Successful businesses need a Plan B

As in life, businesses need a Plan B. Not everything goes to plan all of the time.

Having a Plan B is not a sign of being defeatist, pessimistic or, as some might say, allowing negative pre-programming of your mindset. Quite the contrary. Having a Plan B is all about entertaining thoughts of success. It’s about having a pragmatic and realistic expectation that business planning is a work in progress. Every day there are changes in the economy, in our local business environment and more importantly with the people we deal with (be they staff, suppliers or customers) and business success resides on having a strong Plan A through to Z if need be.

Failing to Plan is Planning to Fail:

The old adage ‘failing to plan is planning to fail’ is used causally by so many in business planning. But it really needs to extend much further and apply to Plan B and beyond. Having a Plan B is not about planning for failure, it’s about planning for success. Yes, it’s about goal-setting and strategic direction and all of the sub-tasks these involve. But it’s about having a strategy to take hard decisions when faced with the socio-economic realities of unplanned events.  Having a Plan B is about protecting the value of your business. Plan B can be about contingency planning, continuity planning, succession planning, exit planning, disaster recovery and whole host of other jargon-related planning tasks that new-starts and young businesses don’t always consider in the early days.

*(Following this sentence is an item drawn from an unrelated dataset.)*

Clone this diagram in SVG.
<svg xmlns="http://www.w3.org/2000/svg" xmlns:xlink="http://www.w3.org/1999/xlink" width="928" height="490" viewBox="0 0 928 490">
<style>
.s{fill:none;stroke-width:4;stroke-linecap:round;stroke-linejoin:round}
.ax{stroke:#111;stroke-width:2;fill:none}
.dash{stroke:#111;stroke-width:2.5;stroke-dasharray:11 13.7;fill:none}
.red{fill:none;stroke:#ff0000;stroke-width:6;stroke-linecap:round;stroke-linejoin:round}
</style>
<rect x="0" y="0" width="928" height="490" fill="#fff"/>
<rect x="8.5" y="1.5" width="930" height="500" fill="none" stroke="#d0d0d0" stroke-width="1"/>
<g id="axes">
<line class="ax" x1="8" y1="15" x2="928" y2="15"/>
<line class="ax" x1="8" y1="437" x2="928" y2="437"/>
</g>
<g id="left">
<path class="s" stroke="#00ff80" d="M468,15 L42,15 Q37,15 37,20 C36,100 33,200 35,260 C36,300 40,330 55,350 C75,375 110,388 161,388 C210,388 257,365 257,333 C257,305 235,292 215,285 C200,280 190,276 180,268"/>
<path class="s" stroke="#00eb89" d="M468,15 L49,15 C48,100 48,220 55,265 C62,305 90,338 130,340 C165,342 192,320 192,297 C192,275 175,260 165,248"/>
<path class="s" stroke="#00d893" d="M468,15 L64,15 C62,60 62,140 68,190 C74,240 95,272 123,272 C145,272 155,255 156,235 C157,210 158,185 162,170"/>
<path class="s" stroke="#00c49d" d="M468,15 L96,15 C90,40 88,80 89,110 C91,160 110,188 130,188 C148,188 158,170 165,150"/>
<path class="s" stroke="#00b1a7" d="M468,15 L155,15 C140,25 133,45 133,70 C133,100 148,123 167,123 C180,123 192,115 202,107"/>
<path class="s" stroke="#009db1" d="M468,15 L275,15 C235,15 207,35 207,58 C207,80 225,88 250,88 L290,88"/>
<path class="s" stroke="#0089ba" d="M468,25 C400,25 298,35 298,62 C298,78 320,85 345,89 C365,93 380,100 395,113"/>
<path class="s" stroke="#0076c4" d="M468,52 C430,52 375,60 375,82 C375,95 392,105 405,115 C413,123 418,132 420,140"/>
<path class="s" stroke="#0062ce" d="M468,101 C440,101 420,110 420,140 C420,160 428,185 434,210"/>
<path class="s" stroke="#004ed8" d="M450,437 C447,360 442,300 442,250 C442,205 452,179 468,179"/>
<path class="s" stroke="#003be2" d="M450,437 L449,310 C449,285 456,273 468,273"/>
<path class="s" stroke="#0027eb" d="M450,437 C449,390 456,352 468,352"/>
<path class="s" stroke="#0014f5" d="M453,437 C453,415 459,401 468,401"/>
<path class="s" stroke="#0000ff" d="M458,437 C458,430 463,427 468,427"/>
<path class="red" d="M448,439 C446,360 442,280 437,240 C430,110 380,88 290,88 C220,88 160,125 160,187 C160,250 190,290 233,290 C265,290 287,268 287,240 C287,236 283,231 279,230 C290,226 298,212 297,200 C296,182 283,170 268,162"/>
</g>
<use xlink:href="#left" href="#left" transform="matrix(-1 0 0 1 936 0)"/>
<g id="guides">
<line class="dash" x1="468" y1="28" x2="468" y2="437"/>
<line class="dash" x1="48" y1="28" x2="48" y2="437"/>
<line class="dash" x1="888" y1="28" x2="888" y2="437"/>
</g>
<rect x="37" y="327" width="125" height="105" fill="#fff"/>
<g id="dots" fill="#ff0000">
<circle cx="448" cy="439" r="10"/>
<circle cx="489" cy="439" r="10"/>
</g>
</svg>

Do we have a Plan B or even C or D? What are the essential elements of Plan B, C or D? What circumstances would trigger a Plan B, C or D coming into effect? At what point are we flogging a dead horse and pursuing a pipe dream of a business versus pro-actively changing the course of our business direction to respond to external factors outside of our control? Plan B is about our responsiveness to change (both opportunities as well as challenges), how well we’ve planned for these changes, and how robust our business model (and mental agility) are to deal with new scenarios. Plan B (and beyond) can determine our level of success.

The Sat-Nav Analogy:

Take any mode of transport and any journey it may make. Rare is the day (especially if congestion and weather play a part) that we travel from point A to B in a direct line and without issue. And yet we get there, albeit eventually and sometimes with delays, deviations and perhaps stress and disillusionment. Our sat nav (or our manual map-reading skills) have ensured a recalculation of the best route so we still arrive at a desired destination, possibly modified by choice and hopefully on time and budget. Navigating in business is no different. Despite all the best intentions, things arise. But, having a destination, strategic guidance to get there and a strong managerial structure to decide if, when and how the route should be adjusted is crucial.

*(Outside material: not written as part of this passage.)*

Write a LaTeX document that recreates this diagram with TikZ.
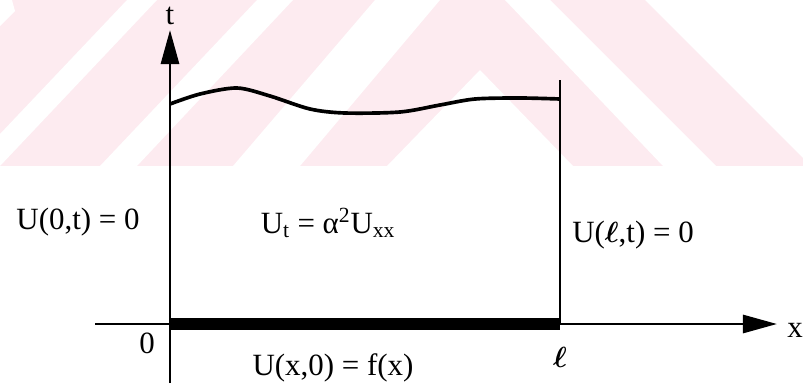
\documentclass[tikz,border=0pt]{standalone}
\usepackage{amsmath}
\usepackage{fontspec}
\setmainfont{Liberation Serif}
\usepackage{tikz}
\usetikzlibrary{arrows.meta}
\definecolor{wmpink}{RGB}{253,235,240}

\begin{document}
\begin{tikzpicture}[x=0.025cm, y=-0.025cm,
  axis/.style={line width=2pt, -{Triangle[length=8.5mm, width=4.5mm]}},
  bdry/.style={line width=2pt},
  lab/.style={font=\fontsize{22}{25}\selectfont, inner sep=0pt}
]
\useasboundingbox (0,0) rectangle (803,390);
% faint watermark of the scan
\fill[wmpink] (0,0) rectangle (803,166);
\fill[white] (0,0) -- (12,0) -- (15,11) -- (0,26) -- cycle;
\fill[white] (127,0) -- (157,0) -- (0,166) -- (0,134) -- cycle;
\fill[white] (257,0) -- (293,0) -- (137,166) -- (100,166) -- cycle;
\fill[white] (375,0) -- (440,0) -- (300,166) -- (233,166) -- cycle;
\fill[white] (480,70) -- (573,166) -- (387,166) -- cycle;
\fill[white] (505,0) -- (550,0) -- (716,166) -- (663,166) -- cycle;
\fill[white] (645,0) -- (803,0) -- (803,158) -- cycle;

\coordinate (O) at (170,324);
\coordinate (tstart) at (170,383);
\coordinate (tend) at (170,30);
\coordinate (xstart) at (95,324);
\coordinate (xend) at (777,324);
\coordinate (L) at (560,324);
\coordinate (Ltop) at (560,80);

% axes and boundary
\draw[axis] (tstart) -- (tend);
\draw[axis] (xstart) -- (xend);
\draw[line width=8pt] (O) -- (L);
\draw[bdry] (L) -- (Ltop);
\draw[bdry, line width=2.6pt] plot[smooth] coordinates {(170,104) (200,94) (237,88) (270,96)
  (310,109) (345,113) (400,112) (440,105) (475,99) (520,98) (560,99)};

\node[lab] (tlab) at (170,16) {t};
\node[lab] (xlab) at (795,330) {x};
\node[lab] (bcleft) at (78,222) {U(0,t) = 0};
\node[lab] (pde) at (328,223) {U\textsubscript{t} = α\textsuperscript{2}U\textsubscript{xx}};
\node[lab] (bcright) at (633,235) {U($\boldsymbol{\ell}$,t) = 0};
\node[lab] (zero) at (147,343) {0};
\node[lab] (init) at (333,368) {U(x,0) = f(x)};
\node[lab] (ell) at (560,357) {$\boldsymbol{\ell}$};
\end{tikzpicture}
\end{document}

Another New Year but a new take on planning:

New Year for many, whether personally or in business, often brings with it planning, goal-setting and resolution-making. I would encourage two things for 2017.

  1. Have a Plan B.
  2. Have more than one New Year.

Personally, I’m not a fan of once-a-year planning, nor resolutions set only in January. I actually have three new years and rounds of planning which suits my business model and personal circumstances – a January new year, an April Financial new year, and a September academic new year. More recommended might be to plan in line with your financial year and set quarters.

As January 2017 kicks in, many business events cover planning and goal setting. 2016 was a turbulent year for both individuals and business owners and we enter 2017 with a blank canvas ahead but a number of economic unknowns. We shall be putting our own Colony twist on planning and along with a business growth expert and coach, we intend to untangle the jargon used in business planning and focus on Plan B Essentials on 19 January in Warrington to address these points: Why have a Plan B? What essentials elements should it contain? What trigger factors might require it to kick in?

Happy ‘Plan B’ Planning when ever and how ever you decide to tackle it.